Political Science Department chairman Ian Shapiro not only holds a J.D., Ph.D., and M.Phil from Yale — he has also been a member of the faculty since 1984.

Donald Greene, who co-authored the book “Pathologies of Rational Choice Theory: A Critique of Applications in Political Science” with Shapiro in 1994, said Shapiro is intimate with the University, an asset students and professors have identified as crucial to the position of Yale College dean.

“If anybody’s wondering who’s got blue coursing through their veins, Ian has been here without let-up since 1978,” Greene said. “He’s certainly quite familiar with the city and the University. He’s seen New Haven through all sorts of different phases. And he knows every jot and tittle of University governance and procedure.”

Greene said Shapiro has been a consistent contributor to the University’s vitality.

“He was a smart and judicious graduate student,” Greene said. “Not only did he distinguish himself in school, but he was one of the rare people over the last 30 years with a Yale graduate degree who was hired afterward. It’s a testimony to the respect he earned from departmental colleagues of the time.”

Political Science professor John Wargo, one of Shapiro’s colleagues, said Shapiro’s diverse background gives him a unique perspective.

“Something that’s interesting is that he’s very respectful of science,” Wargo said. “But he also has a long history of scholarship in the area of political philosophy. He’s very thoughtful about ethical issues as well. His understanding of the humanities and the social sciences is extraordinary. He holds a law degree, so he understands the need for professional education.”

Shapiro was unavailable to comment.

April Joyner ’07 said she is impressed with Shapiro’s ability to engage his audience in class.

“When he’s giving a lecture, it’s not like he’s isolated,” Joyner said. “He’s not talking down to you. He’s very involved, and I think that’s indicative of [his] being very receptive to the student community.”

Greene said one of Shapiro’s most important qualities is his vigor.

“He’s very imaginative and incredibly energetic,” Greene said. “He’d make a good dean or good anything because he works tirelessly to make things better.
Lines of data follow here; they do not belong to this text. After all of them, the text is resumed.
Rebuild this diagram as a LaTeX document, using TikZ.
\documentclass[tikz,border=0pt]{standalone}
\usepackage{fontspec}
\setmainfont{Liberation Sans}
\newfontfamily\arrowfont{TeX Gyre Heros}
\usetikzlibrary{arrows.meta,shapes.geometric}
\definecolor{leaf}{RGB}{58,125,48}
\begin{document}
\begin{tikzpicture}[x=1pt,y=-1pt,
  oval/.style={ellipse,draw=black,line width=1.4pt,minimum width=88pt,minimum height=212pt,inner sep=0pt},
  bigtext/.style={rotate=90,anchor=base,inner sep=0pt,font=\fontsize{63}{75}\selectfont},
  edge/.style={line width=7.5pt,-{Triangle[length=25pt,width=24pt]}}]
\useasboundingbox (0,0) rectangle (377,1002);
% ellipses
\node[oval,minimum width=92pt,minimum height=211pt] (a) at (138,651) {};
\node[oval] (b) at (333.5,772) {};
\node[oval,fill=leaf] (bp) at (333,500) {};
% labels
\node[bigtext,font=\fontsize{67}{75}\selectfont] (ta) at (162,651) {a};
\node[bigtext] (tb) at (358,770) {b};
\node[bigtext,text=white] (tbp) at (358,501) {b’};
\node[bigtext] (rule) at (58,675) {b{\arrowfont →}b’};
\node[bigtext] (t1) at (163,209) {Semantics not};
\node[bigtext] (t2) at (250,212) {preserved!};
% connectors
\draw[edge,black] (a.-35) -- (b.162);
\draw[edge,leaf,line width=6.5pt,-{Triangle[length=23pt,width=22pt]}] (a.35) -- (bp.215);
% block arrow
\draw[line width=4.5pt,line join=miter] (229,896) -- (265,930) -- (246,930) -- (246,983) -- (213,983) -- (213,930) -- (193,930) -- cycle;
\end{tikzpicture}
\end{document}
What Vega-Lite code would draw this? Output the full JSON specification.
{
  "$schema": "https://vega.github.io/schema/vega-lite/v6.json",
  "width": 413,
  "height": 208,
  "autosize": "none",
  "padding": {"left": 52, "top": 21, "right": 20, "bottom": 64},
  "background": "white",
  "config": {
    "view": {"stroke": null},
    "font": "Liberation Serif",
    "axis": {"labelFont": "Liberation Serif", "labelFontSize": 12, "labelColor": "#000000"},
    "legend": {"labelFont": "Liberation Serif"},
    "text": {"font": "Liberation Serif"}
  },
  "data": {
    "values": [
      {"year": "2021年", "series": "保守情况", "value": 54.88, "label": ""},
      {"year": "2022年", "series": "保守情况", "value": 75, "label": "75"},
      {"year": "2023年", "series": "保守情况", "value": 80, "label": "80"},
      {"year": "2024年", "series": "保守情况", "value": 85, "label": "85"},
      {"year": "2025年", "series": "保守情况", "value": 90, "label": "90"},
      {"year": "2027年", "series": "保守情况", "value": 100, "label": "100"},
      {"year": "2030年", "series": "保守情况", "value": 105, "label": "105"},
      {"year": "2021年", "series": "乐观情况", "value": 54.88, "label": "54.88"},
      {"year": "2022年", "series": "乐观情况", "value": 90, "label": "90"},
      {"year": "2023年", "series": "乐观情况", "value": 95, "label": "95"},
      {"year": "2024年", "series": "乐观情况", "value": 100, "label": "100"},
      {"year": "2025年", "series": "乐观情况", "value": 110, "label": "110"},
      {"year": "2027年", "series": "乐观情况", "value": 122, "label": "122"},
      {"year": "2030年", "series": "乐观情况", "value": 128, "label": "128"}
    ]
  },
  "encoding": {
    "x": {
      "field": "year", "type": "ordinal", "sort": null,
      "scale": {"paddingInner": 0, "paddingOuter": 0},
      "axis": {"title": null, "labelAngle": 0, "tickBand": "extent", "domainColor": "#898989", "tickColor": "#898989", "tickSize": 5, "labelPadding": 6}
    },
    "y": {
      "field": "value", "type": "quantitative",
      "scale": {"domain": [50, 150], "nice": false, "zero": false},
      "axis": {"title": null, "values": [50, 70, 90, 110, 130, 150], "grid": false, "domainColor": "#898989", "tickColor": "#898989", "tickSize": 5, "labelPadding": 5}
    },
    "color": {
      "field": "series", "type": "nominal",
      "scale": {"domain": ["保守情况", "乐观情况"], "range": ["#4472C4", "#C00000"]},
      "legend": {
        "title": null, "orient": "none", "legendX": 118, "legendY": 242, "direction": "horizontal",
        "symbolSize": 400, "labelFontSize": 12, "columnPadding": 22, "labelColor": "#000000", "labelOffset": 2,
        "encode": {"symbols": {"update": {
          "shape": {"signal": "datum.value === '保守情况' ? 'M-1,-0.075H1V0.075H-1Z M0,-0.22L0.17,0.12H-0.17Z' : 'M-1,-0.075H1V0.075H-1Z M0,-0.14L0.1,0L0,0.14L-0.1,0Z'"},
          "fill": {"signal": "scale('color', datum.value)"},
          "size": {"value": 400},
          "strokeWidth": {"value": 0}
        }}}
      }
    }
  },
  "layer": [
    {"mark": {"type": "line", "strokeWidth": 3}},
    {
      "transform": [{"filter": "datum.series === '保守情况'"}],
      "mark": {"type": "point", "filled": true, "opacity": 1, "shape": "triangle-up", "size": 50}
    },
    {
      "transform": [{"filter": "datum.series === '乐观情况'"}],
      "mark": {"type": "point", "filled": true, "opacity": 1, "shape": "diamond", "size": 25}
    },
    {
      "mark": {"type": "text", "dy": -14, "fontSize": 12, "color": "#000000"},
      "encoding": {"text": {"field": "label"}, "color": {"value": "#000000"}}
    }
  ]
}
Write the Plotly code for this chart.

He brings solid judgment to his issues.”

Greene said Shapiro’s rejuvenation of the Ethics, Politics, and Economics Program — he served as the program’s director from 1992-1998 and 2000-2001 and supervised the renovation of the building at 31 Hillhouse Ave. — is an example of his vision and dedication.

Political science lecturer Harry Blair said Shapiro is experienced with working to find harmony among different groups.

“I think he’s very well attuned to program building and establishing a good balance in Political Science between people who do quantitative things and people who do qualitative research,” Blair said.

Shapiro won a Carnegie Scholarship for research in 2000, which he used for a project on democracy and distribution in the United States.